Nosotros y los miedos
Terror, pánico, pavor. ¡No, por favor, no puedo ni pensarlo! Me asusto, me alarmo, es un espanto. Todos tenemos algún miedo, hasta aquellos que se declaran livianamente hipofóbicos, peligrosamente carentes de esta emoción. Ya lo decía el título unificador de un viejo programa de televisión a comienzos de los 80: Nosotros y los miedos. Los mejores actores argentinos encarnaban en ese ciclo episodios de títulos subyugantes: “Conocer al enemigo (miedo al cáncer)”, “El espejo (miedo a ver)”, “Un caño en común (miedo a decidir)”, “Me quedo aquí, quieto (miedo al mundo)”. Lo veía con mi papá, un hermoso y evidente irresponsable que autorizaba esta transgresión a su hija menor –¿qué tendría?, seis, siete años– con la sola condición de su compañía.
Desde chica me llamó la atención que la misma cosa que a uno puede causarle una aversión paralizante a otro sea capaz de darle risa. Real o inexplicable, ocasional u obsesiva. No importa. Si, en definitiva, esa cosa genera turbulencia o atraviesa como una espina filosa, no es más serio temerle al apocalipsis que al número 3 o a un objeto inanimado (los globos, los muñecos; una amiga por ejemplo tiene koumpounofobia: sí, hay un nombre para la fobia a los botones). Escribo “espina” y ahí está: tengo miedo a las espinas del pescado, pero sobre todo me espantan los gatos (diría que padezco ailurofobia), y sólo en determinadas ocasiones, pero cruciales, debo confesar un tipo de vértigo horroroso que no me deja seguir adelante: si lo que está por debajo de mí se mueve. Me sentí tontamente aliviada al respecto cuando leí que casi el 20% de las personas tienen miedo a las alturas y que para cerca del 5% de la humanidad estas suponen un auténtico horror. Estaba escrito en el Atlas de las fobias y las manías (Blackie Books), de Kate Summerscale, un libro fascinante que ahora convive en el mismo estante de la biblioteca con otro de la misma colección, el Atlas de las emociones, custodiados por un diccionario de dioses griegos donde no falta Fobos, claro.

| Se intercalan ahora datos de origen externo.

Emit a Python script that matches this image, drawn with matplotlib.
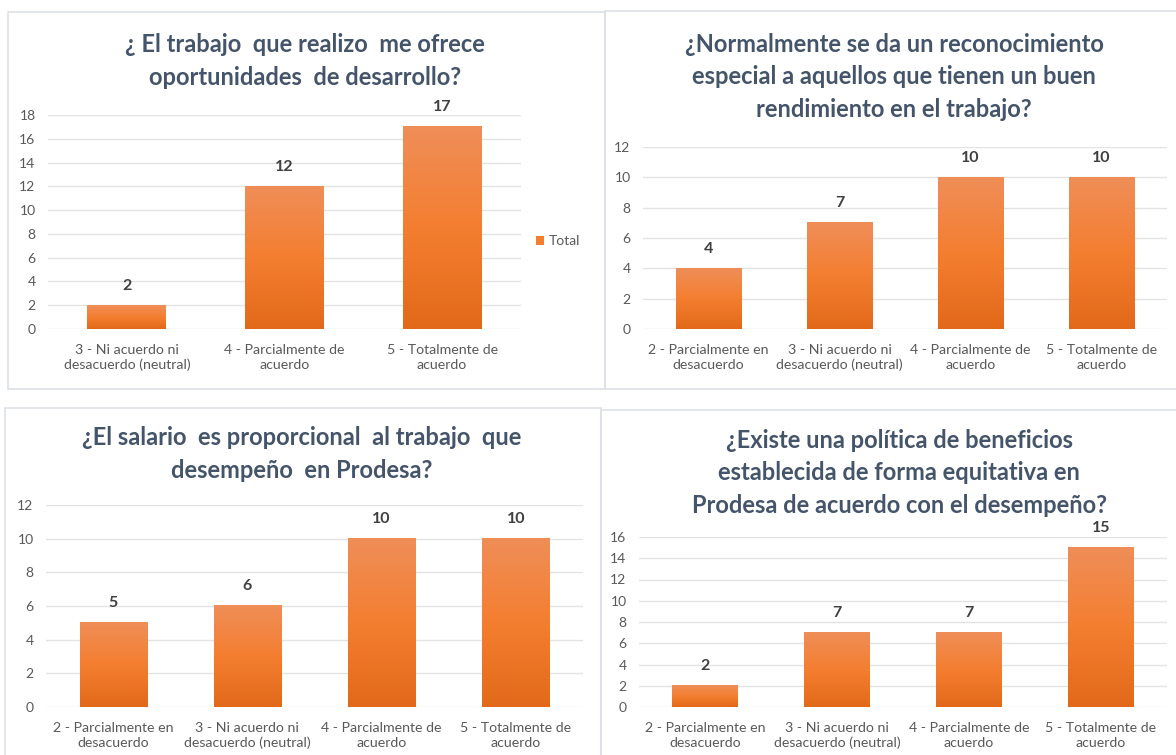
import matplotlib.pyplot as plt
import numpy as np
from matplotlib.colors import LinearSegmentedColormap
from matplotlib.patches import Rectangle

# --- data ---
cats_a = ['3 - Ni acuerdo ni\ndesacuerdo (neutral)', '4 - Parcialmente de\nacuerdo',
          '5 - Totalmente de\nacuerdo']
cats_b = ['2 - Parcialmente en\ndesacuerdo', '3 - Ni acuerdo ni\ndesacuerdo (neutral)',
          '4 - Parcialmente de\nacuerdo', '5 - Totalmente de\nacuerdo']

vals_desarrollo = [2, 12, 17]
vals_reconocimiento = [4, 7, 10, 10]
vals_salario = [5, 6, 10, 10]
vals_beneficios = [2, 7, 7, 15]

title_desarrollo = '¿ El trabajo  que realizo  me ofrece\noportunidades  de desarrollo?'
title_reconocimiento = ('¿Normalmente se da un reconocimiento\n'
                        'especial a aquellos que tienen un buen\n'
                        'rendimiento en el trabajo?')
title_salario = '¿El salario  es proporcional  al trabajo  que\ndesempeño  en Prodesa?'
title_beneficios = ('¿Existe una política de beneficios\n'
                    'establecida de forma equitativa en\n'
                    'Prodesa de acuerdo con el desempeño?')

ymax = [18, 12, 12, 16]

plt.rcParams['font.family'] = ['Lato', 'DejaVu Sans']

W, H = 1176, 755
fig = plt.figure(figsize=(W / 100, H / 100), dpi=100)
fig.patch.set_facecolor('white')

grad = LinearSegmentedColormap.from_list('orng', ['#E2691A', '#F47E30', '#EF8E58'])
TXT = '#595959'
TITLE = '#44546A'


def px_axes(x0, x1, y_bottom, y_top):
    return fig.add_axes([x0 / W, 1 - y_bottom / H, (x1 - x0) / W, (y_bottom - y_top) / H])


def panel(ax, cats, vals, top, legend=False):
    x = np.arange(len(cats))
    bars = ax.bar(x, vals, width=0.5, color='#F47E30', zorder=2, label='Total')
    g = np.linspace(0, 1, 256).reshape(-1, 1)
    for b in bars:
        ax.imshow(g, cmap=grad, origin='lower', aspect='auto', zorder=3,
                  extent=[b.get_x(), b.get_x() + b.get_width(), 0, b.get_height()])
    for xi, v in zip(x, vals):
        ax.annotate(str(v), (xi, v), xytext=(0, 9), textcoords='offset points',
                    ha='center', va='bottom', fontsize=11.5, fontweight='bold', color='#404040')
    ax.set_xlim(-0.5, len(cats) - 0.5)
    ax.set_ylim(0, top)
    ax.set_yticks(np.arange(0, top + 1, 2))
    ax.set_xticks(x)
    ax.set_xticklabels(cats, fontsize=10.2, color=TXT, linespacing=1.25)
    ax.tick_params(axis='y', labelsize=10, labelcolor=TXT, length=0, pad=9)
    ax.tick_params(axis='x', length=0, pad=11)
    for s in ax.spines.values():
        s.set_visible(False)
    ax.grid(axis='y', color='#E3E3E3', linewidth=1.0, zorder=0)
    ax.set_axisbelow(True)
    if legend:
        ax.legend(loc='center left', bbox_to_anchor=(1.02, 0.41), frameon=False,
                  handlelength=0.6, handleheight=0.6, handletextpad=0.35,
                  borderaxespad=0, fontsize=10, labelcolor=TXT)


# panel borders
for x0, y0, x1, y1 in [(8, 12, 605, 389), (605, 11, 1180, 389),
                       (5, 408, 601, 760), (601, 410, 1180, 760)]:
    fig.add_artist(Rectangle((x0 / W, 1 - y1 / H), (x1 - x0) / W, (y1 - y0) / H,
                             transform=fig.transFigure, fill=False,
                             edgecolor='#DDE0E6', linewidth=1.2))

ax1 = px_axes(48, 521, 329, 115)
panel(ax1, cats_a, vals_desarrollo, ymax[0], legend=True)
ax2 = px_axes(643, 1167, 329, 147)
panel(ax2, cats_b, vals_reconocimiento, ymax[1])
ax3 = px_axes(46, 583, 707, 505)
panel(ax3, cats_b, vals_salario, ymax[2])
ax4 = px_axes(639, 1167, 707, 537)
panel(ax4, cats_b, vals_beneficios, ymax[3])

for tx, cx, cy in [(title_desarrollo, 305, 61), (title_reconocimiento, 894, 77),
                   (title_salario, 302, 454), (title_beneficios, 899, 473)]:
    fig.text(cx / W, 1 - cy / H, tx, ha='center', va='center', fontsize=17,
             fontweight='bold', color=TITLE, linespacing=1.5)

fig.savefig('out.png', dpi=100, facecolor='white')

Del mostrador de mi librería amiga recientemente me traje un Catálogo de miedos ridículos (Galería Editorial) que contiene 58 especies llevadas al collage con mucha gracia por Lupe Sendra –me hizo acordar a Cosas que piensas cuando te muerdes las uñas (Espasa), un robusto best seller ilustrado de la colombiana Amalia Andrade, que fue viral hace unos años–. Un disparador y muchas respuestas. “¿Cuál es tu miedo ridículo?”, preguntó la autora a los demás para exorcizar el propio, y así le dio cuerpo a este volumen de apariencia infantil, tal vez por las cartulinas de colores que representan las frases: “A perder el control”, “A dejarme las llaves dentro de casa”, “A olvidarme como respirar”. (Están también las espinas del pescado y los botones: amiga mía, no somos tan originales).
Uno que aparece en todos los libros es el miedo a terminar las cosas, que no es exactamente igual a que las cosas se terminen. En el Estudio Los Vidrios, una sala del barrio de Villa Urquiza, se está presentando ahora una obra de Florencia Werchowsky que pareciera no contener miedo alguno, salvo por el título: Ensayo del fin del mundo. Son cinco bailarines y un cantante, haciendo lo que hacen a diario. Nada extraordinario. O sí: completamente extraordinario es que los de afuera los estemos viendo calentar, estirar, probar, pifiar, ponerse desodorante o repelente. Matarse de risa. Pienso una paradoja, sentada en la grada: si acaso el apocalipsis ocurriera en este instante, estaría al mismo tiempo presenciando la generación de algo nuevo. Y escribo rápido en el buscador de Google: “¿Cuándo es el fin del mundo?” Una nota periodística del año pasado recuerda que, según un científico de Harvard, no sé qué ecuación matemática realizada en 1960 arrojó una fecha precisa. No falta tanto. ¡Qué miedo da el margen de error! Al fin y al cabo, si no hubiera un mañana, este ensayo que, me temo, nunca estará terminado, sería un buen final para estas seis criaturas y para todos los demás también.